The breeding and sales market has also been hammered by the broader economic recession. As recently as two years ago, top sires such as AP Indy or Storm Cat could fetch as much as $300,000 per mating, In 2008, the owners of Big Brown, that year's Kentucky and Preakness champion, sold an ownership stake in the horse to Three Chimneys Farm, a top breeding facility, in a deal that reportedly valued the thoroughbred at nearly $50 million. Times have changed: The top sires are now lucky to fetch $100,000 per mating, and the auction market has dropped off a cliff: Overall sales at the 2010 September yearling auction at Keeneland were about $200 million, down nearly 50 percent from 2006.

On top of all that is the byzantine oversight of horse racing, which has no central governing body or commissioner. There are competing organizations for racetracks, breeders, trainers, and jockeys, with little coordinated promotion and advertising. "It's upside down and it's got to change," says Jess Jackson, the wine mogul and horse breeder who owns Curlin, the all-time money leader. "If you can market poker and NASCAR, you know you can market thoroughbred racing -- it's a far more beautiful sport."

Jackson laments the influence of "insiders" in the Kentucky and New York horse racing establishments, as well the market forces that have empowered venue operators -- not horse owners -- to determine purses. He also would have liked to see Rachel Alexandra, his female champion and the 2009 Preakness winner, race against Zenyatta. The two standouts were scheduled to face each other earlier this year at Oaklawn Park in Arkansas, but Rachel pulled out just prior to the race. (Zenyatta entered the race anyway, and won.)
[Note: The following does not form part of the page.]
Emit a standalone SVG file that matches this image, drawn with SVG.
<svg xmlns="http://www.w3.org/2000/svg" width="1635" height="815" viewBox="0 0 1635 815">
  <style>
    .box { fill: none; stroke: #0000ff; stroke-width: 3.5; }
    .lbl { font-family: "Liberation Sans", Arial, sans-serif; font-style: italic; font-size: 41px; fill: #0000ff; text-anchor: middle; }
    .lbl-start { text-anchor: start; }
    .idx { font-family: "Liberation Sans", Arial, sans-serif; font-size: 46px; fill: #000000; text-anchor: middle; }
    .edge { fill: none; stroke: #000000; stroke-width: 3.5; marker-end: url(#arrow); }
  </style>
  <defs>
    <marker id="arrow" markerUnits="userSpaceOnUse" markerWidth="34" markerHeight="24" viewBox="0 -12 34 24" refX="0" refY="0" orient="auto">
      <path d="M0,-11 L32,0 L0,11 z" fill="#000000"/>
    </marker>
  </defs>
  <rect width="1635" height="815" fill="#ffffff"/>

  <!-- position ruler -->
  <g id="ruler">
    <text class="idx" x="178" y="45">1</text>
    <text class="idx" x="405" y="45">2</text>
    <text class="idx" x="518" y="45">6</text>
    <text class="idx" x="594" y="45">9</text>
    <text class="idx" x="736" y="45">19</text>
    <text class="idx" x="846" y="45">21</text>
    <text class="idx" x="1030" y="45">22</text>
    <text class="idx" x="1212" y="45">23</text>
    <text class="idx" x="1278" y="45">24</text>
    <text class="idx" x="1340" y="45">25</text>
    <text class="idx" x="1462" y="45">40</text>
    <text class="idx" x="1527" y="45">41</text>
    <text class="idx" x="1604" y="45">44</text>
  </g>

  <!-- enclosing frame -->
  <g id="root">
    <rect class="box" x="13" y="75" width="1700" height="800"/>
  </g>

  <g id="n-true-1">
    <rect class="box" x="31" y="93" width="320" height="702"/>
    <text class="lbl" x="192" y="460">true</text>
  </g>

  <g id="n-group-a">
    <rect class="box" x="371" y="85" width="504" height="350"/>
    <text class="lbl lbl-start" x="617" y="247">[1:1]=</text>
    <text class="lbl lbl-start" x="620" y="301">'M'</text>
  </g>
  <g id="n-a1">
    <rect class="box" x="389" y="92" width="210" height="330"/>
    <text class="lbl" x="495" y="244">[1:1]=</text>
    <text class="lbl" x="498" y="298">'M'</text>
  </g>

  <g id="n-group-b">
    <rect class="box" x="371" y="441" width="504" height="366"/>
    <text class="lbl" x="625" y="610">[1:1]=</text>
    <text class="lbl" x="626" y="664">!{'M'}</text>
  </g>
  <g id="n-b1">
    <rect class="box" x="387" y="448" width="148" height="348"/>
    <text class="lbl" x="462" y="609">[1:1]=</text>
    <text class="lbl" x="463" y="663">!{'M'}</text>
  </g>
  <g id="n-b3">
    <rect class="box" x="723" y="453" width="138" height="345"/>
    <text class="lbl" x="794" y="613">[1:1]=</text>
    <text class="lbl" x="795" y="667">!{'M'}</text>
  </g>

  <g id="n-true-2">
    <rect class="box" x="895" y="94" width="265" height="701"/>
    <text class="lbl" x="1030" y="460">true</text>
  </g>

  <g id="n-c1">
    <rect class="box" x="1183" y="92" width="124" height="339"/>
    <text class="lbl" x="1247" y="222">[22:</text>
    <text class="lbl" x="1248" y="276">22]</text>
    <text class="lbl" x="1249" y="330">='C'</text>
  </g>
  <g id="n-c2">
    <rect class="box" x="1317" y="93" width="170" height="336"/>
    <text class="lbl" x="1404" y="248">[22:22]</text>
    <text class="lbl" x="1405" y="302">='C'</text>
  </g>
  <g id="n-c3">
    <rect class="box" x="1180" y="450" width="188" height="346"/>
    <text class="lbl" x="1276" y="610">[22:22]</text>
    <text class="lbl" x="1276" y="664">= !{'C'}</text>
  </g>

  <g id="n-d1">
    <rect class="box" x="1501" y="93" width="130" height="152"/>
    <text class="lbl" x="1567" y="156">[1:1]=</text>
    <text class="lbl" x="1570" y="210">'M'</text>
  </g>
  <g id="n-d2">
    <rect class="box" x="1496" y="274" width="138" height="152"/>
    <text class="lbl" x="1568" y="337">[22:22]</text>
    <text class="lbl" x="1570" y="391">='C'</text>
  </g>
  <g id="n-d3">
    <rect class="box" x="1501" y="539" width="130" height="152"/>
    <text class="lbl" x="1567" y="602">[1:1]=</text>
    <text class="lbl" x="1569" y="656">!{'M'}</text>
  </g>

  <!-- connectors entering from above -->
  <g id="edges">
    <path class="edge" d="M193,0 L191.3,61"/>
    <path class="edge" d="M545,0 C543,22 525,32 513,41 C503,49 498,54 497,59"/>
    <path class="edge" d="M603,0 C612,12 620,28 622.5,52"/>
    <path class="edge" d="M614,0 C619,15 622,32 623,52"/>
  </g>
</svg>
Some thoroughbred insiders snipe that Moss, Shirreffs and Dottie Ingordo, Shirreff's wife and the stable's racing manager, have not challenged Zenyatta enough -- that too many of her wins have come against inferior competition and on synthetic surfaces, which numerous owners would like to see eliminated. "She certainly is a special horse, something very extraordinary, but from my perspective the overall campaign they have run has been cautious," says Jackson.

Moss has little patience for the critics. He points out that Zenyatta has won twice in Arkansas, beat a field of male competitors at least year's Breeders' Classic, and that extensive travel is neither easy nor cheap. "We beat whoever showed up. I can't arrange races, I can't entice horses to come race my horse," says Moss. Win or lose, he's comfortable with her place in history. "I think her fate has already been determined -- she's the perfect horse."

Linda Watson would agree. Last Saturday, she came to Hollywood Park clad in a black Zenyatta T-shirt and black Zenyatta hat, with a Zenyatta-shaped charm on her necklace. "A horse like this just does stuff for your soul, they're breathtaking," says Watson, who used to work at Santa Anita racetrack. Moments later, when Zenyatta stopped dramatically and posed as fans snapped photos, Watson went up to Moss and hugged him. "Thank you, Jerry," she said. "Thank you for sharing her with us."